To my mind, the district has the students it has. There are no right or wrong students. The districts takes all students including many with many needs. That is the difference between a traditional public school and a private school. This is the challenge of the district which may or may not be the same as other districts. The issue isn't the students. The issue is the buildings. They are old and out of date and too expensive to maintain. No matter who the students are the buildings need to be replaced. They have served their purpose for 50+ years and now should be replaced with buildings going forward for the next 50+ years. Every student deserves a decent place to learn. The current buildings no longer meet that need and are costing more and more just to maintain. That is very inefficient and a poor use of taxpayer dollars. The buildings should be replaced. The state is offering a good deal and the communities should take advantage of that.

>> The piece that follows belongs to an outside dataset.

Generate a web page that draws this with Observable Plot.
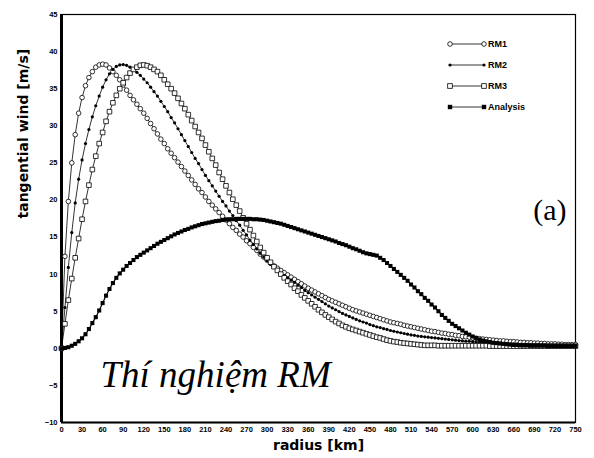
<!DOCTYPE html>
<html><head><meta charset="utf-8">
<script src="https://cdn.jsdelivr.net/npm/d3@7"></script>
<script src="https://cdn.jsdelivr.net/npm/@observablehq/plot@0.6"></script>
<style>body{margin:0;background:#fff}</style>
</head><body><div id="chart"></div>
<script>
const radius = d3.range(0, 751, 5);
const rm1 = [
0, 12.4, 19.8, 25.0, 28.8, 31.7, 33.8, 35.4, 36.5, 37.3,
37.9, 38.2, 38.3, 38.2, 37.8, 37.3, 36.8, 36.2, 35.5, 34.8,
34.1, 33.5, 32.9, 32.3, 31.7, 31.0, 30.3, 29.6, 28.9, 28.2,
27.6, 26.9, 26.3, 25.7, 25.1, 24.5, 23.9, 23.3, 22.7, 22.1,
21.5, 21.0, 20.4, 19.8, 19.3, 18.8, 18.3, 17.8, 17.3, 16.8,
16.3, 15.9, 15.4, 15.0, 14.5, 14.1, 13.6, 13.2, 12.7, 12.3,
11.9, 11.5, 11.1, 10.8, 10.5, 10.2, 9.9, 9.6, 9.3, 9.0,
8.7, 8.4, 8.1, 7.85, 7.6, 7.35, 7.1, 6.85, 6.6, 6.4,
6.2, 6.0, 5.8, 5.6, 5.4, 5.2, 5.05, 4.9, 4.75, 4.6,
4.45, 4.3, 4.15, 4.0, 3.85, 3.7, 3.55, 3.45, 3.35, 3.25,
3.1, 3.0, 2.9, 2.8, 2.7, 2.6, 2.5, 2.4, 2.3, 2.25,
2.15, 2.05, 2.0, 1.9, 1.85, 1.75, 1.7, 1.6, 1.55, 1.5,
1.4, 1.35, 1.3, 1.25, 1.2, 1.15, 1.1, 1.05, 1.0, 1.0,
0.95, 0.9, 0.9, 0.85, 0.8, 0.8, 0.75, 0.75, 0.7, 0.7,
0.65, 0.65, 0.6, 0.6, 0.6, 0.55, 0.55, 0.5, 0.5, 0.5,
0.5];
const rm2 = [
0, 5.5, 10.9, 15.6, 19.6, 22.8, 25.4, 27.6, 29.5, 31.2,
32.7, 34.0, 35.2, 36.2, 37.0, 37.6, 38.0, 38.2, 38.25, 38.15,
37.9, 37.6, 37.2, 36.8, 36.3, 35.8, 35.2, 34.6, 34.0, 33.3,
32.6, 31.9, 31.1, 30.4, 29.6, 28.8, 28.0, 27.2, 26.4, 25.6,
24.9, 24.1, 23.3, 22.6, 21.9, 21.2, 20.5, 19.8, 19.2, 18.5,
17.9, 17.2, 16.6, 15.9, 15.3, 14.6, 14.0, 13.4, 12.8, 12.3,
11.8, 11.3, 10.9, 10.5, 10.1, 9.8, 9.5, 9.2, 8.9, 8.5,
8.2, 7.8, 7.5, 7.2, 6.9, 6.6, 6.3, 6.0, 5.7, 5.45,
5.2, 4.95, 4.7, 4.5, 4.3, 4.1, 3.9, 3.7, 3.55, 3.4,
3.2, 3.05, 2.9, 2.8, 2.65, 2.55, 2.4, 2.3, 2.2, 2.1,
2.0, 1.9, 1.8, 1.75, 1.65, 1.6, 1.55, 1.5, 1.45, 1.4,
1.35, 1.3, 1.25, 1.2, 1.15, 1.1, 1.05, 1.0, 0.95, 0.95,
0.9, 0.85, 0.85, 0.8, 0.8, 0.75, 0.75, 0.7, 0.7, 0.65,
0.65, 0.6, 0.6, 0.6, 0.55, 0.55, 0.55, 0.5, 0.5, 0.5,
0.45, 0.45, 0.45, 0.45, 0.4, 0.4, 0.4, 0.4, 0.4, 0.35,
0.35];
const rm3 = [
0, 3.3, 6.5, 9.4, 12.2, 14.8, 17.4, 19.8, 22.0, 24.1,
25.9, 27.6, 29.1, 30.6, 31.9, 33.1, 34.1, 35.0, 35.8, 36.5,
37.1, 37.6, 37.9, 38.15, 38.2, 38.1, 37.9, 37.6, 37.3, 36.8,
36.2, 35.6, 35.0, 34.4, 33.7, 33.0, 32.3, 31.5, 30.7, 29.9,
29.1, 28.3, 27.4, 26.5, 25.6, 24.7, 23.7, 22.8, 21.9, 21.0,
20.1, 19.3, 18.5, 17.6, 16.8, 16.0, 15.2, 14.4, 13.6, 12.9,
12.2, 11.6, 11.0, 10.5, 10.0, 9.5, 9.05, 8.6, 8.1, 7.7,
7.2, 6.8, 6.4, 6.0, 5.6, 5.2, 4.85, 4.5, 4.2, 3.9,
3.6, 3.35, 3.1, 2.9, 2.7, 2.55, 2.4, 2.25, 2.1, 1.95,
1.8, 1.65, 1.5, 1.4, 1.25, 1.1, 1.0, 0.9, 0.85, 0.75,
0.7, 0.65, 0.6, 0.55, 0.5, 0.45, 0.4, 0.4, 0.4, 0.4,
0.35, 0.35, 0.35, 0.35, 0.35, 0.35, 0.35, 0.35, 0.35, 0.35,
0.35, 0.35, 0.35, 0.35, 0.35, 0.3, 0.3, 0.3, 0.3, 0.3,
0.3, 0.3, 0.3, 0.3, 0.3, 0.3, 0.3, 0.3, 0.3, 0.3,
0.3, 0.3, 0.3, 0.3, 0.3, 0.3, 0.3, 0.3, 0.3, 0.3,
0.3];
const analysis = [
0.0, 0.05, 0.15, 0.35, 0.6, 0.95, 1.35, 1.9, 2.6, 3.4,
4.2, 5.1, 6.1, 7.1, 8.0, 8.8, 9.5, 10.1, 10.6, 11.1,
11.5, 11.9, 12.3, 12.6, 12.9, 13.2, 13.5, 13.8, 14.1, 14.35,
14.6, 14.85, 15.1, 15.35, 15.55, 15.75, 15.95, 16.1, 16.3, 16.45,
16.6, 16.75, 16.85, 16.95, 17.05, 17.15, 17.2, 17.3, 17.35, 17.4,
17.4, 17.45, 17.45, 17.45, 17.45, 17.45, 17.4, 17.4, 17.35, 17.3,
17.2, 17.1, 17.0, 16.9, 16.8, 16.65, 16.5, 16.35, 16.2, 16.05,
15.9, 15.75, 15.6, 15.45, 15.3, 15.15, 15.0, 14.85, 14.7, 14.55,
14.4, 14.2, 14.05, 13.9, 13.7, 13.5, 13.35, 13.15, 12.95, 12.8,
12.7, 12.6, 12.5, 12.2, 11.9, 11.5, 11.1, 10.7, 10.3, 9.9,
9.5, 9.1, 8.6, 8.2, 7.7, 7.3, 6.8, 6.4, 5.9, 5.5,
5.0, 4.5, 4.1, 3.7, 3.3, 3.0, 2.7, 2.4, 2.1, 1.85,
1.6, 1.4, 1.2, 1.05, 0.95, 0.85, 0.75, 0.7, 0.65, 0.6,
0.55, 0.5, 0.45, 0.45, 0.4, 0.4, 0.4, 0.35, 0.35, 0.35,
0.35, 0.35, 0.3, 0.3, 0.3, 0.3, 0.3, 0.3, 0.3, 0.3,
0.3];
const xTicks = d3.range(0, 751, 30);
const yTicks = d3.range(-10, 46, 5);
const seriesNames = ["RM1", "RM2", "RM3", "Analysis"];

const rows = (vals) => radius.map((r, i) => ({r, v: vals[i]}));
const d1 = rows(rm1), d2 = rows(rm2), d3r = rows(rm3), d4 = rows(analysis);
const L = {x: "r", y: "v", stroke: "black", strokeWidth: 0.8};
const sans = "Liberation Sans, Arial, sans-serif";
const serif = "Liberation Serif, Times New Roman, serif";

const chart = Plot.plot({
  width: 594, height: 458,
  marginTop: 14, marginRight: 19, marginBottom: 36, marginLeft: 61,
  x: {domain: [0, 750]},
  y: {domain: [-10, 45]},
  style: {fontFamily: sans, background: "#fff", color: "black"},
  marks: [
    Plot.axisX({ticks: xTicks, tickSize: 0, tickPadding: 4, fontSize: 7.5, fontWeight: "bold", label: null}),
    Plot.axisY({ticks: yTicks, tickSize: 0, tickPadding: 4, fontSize: 7.5, fontWeight: "bold", label: null}),
    Plot.frame({stroke: "black", strokeWidth: 1.2}),
    Plot.ruleX([0], {stroke: "black", strokeWidth: 3}),
    Plot.ruleY([-10], {stroke: "black", strokeWidth: 2}),
    Plot.line(d1, L),
    Plot.line(d2, L),
    Plot.line(d3r, L),
    Plot.line(d4, {...L, strokeWidth: 1.2}),
    Plot.dot(d1, {x: "r", y: "v", r: 2.3, symbol: "circle", fill: "white", stroke: "black", strokeWidth: 0.8}),
    Plot.dot(d2, {x: "r", y: "v", r: 1.6, symbol: "circle", fill: "black"}),
    Plot.dot(d3r, {x: "r", y: "v", r: 2.6, symbol: "square", fill: "white", stroke: "black", strokeWidth: 0.8}),
    Plot.dot(d4, {x: "r", y: "v", r: 2.3, symbol: "square", fill: "black"}),
    Plot.text(["radius [km]"], {frameAnchor: "bottom", dy: 27, fontSize: 14, fontWeight: "bold", fontFamily: "DejaVu Sans, sans-serif"}),
    Plot.text(["tangential wind [m/s]"], {frameAnchor: "left", dx: -38, rotate: -90, fontSize: 14, fontWeight: "bold", fontFamily: "DejaVu Sans, sans-serif"}),
    Plot.text(["Thí nghiệm RM"], {frameAnchor: "bottom-left", dx: 39, dy: -36, textAnchor: "start", fontSize: 37, fontStyle: "italic", fontFamily: serif}),
    Plot.text(["(a)"], {frameAnchor: "right", dx: -9, dy: -8, textAnchor: "end", fontSize: 30, fontFamily: serif})
  ]
});

// legend
const svg = d3.select(chart);
const lg = svg.append("g");
const rowsY = [44, 65, 86, 107];
const x0 = 450, x1 = 484;
seriesNames.forEach((name, i) => {
  const y = rowsY[i];
  lg.append("line").attr("x1", x0).attr("x2", x1).attr("y1", y).attr("y2", y).attr("stroke", "black").attr("stroke-width", 0.8);
  [x0, x1].forEach(x => {
    if (i === 0) lg.append("circle").attr("cx", x).attr("cy", y).attr("r", 2.3).attr("fill", "white").attr("stroke", "black").attr("stroke-width", 0.8);
    if (i === 1) lg.append("circle").attr("cx", x).attr("cy", y).attr("r", 1.6).attr("fill", "black");
    if (i === 2) lg.append("rect").attr("x", x - 2.3).attr("y", y - 2.3).attr("width", 4.6).attr("height", 4.6).attr("fill", "white").attr("stroke", "black").attr("stroke-width", 0.8);
    if (i === 3) lg.append("rect").attr("x", x - 2.2).attr("y", y - 2.2).attr("width", 4.4).attr("height", 4.4).attr("fill", "black");
  });
  lg.append("text").attr("x", x1 + 4).attr("y", y).attr("dy", "0.35em")
    .attr("text-anchor", "start").attr("font-size", 9).attr("font-weight", "bold")
    .attr("font-family", sans).text(name);
});

document.getElementById("chart").appendChild(chart);
</script>
</body></html>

The fact is that the buildings are old and worn out. They no longer are adequate to provide what is needed for teachers to teach and students to learn going forward into the 21st Century. They served their purpose well for the mid- to late-20th Century but their effectiveness is past. The state is offering a fair incentive for new buildings. The cost to the communities for new buildings nearly matches what is being paid to maintain old and out-of-date buildings. The communities made the difficult decision to build the current buildings back in 1960 or so and now the communities are faced with this decision. I'm sure if the state had offered to pay 40% of the cost of buildings in 1960, residents would have jumped at it. Today's residents should see this opportunity for what it is: a good deal.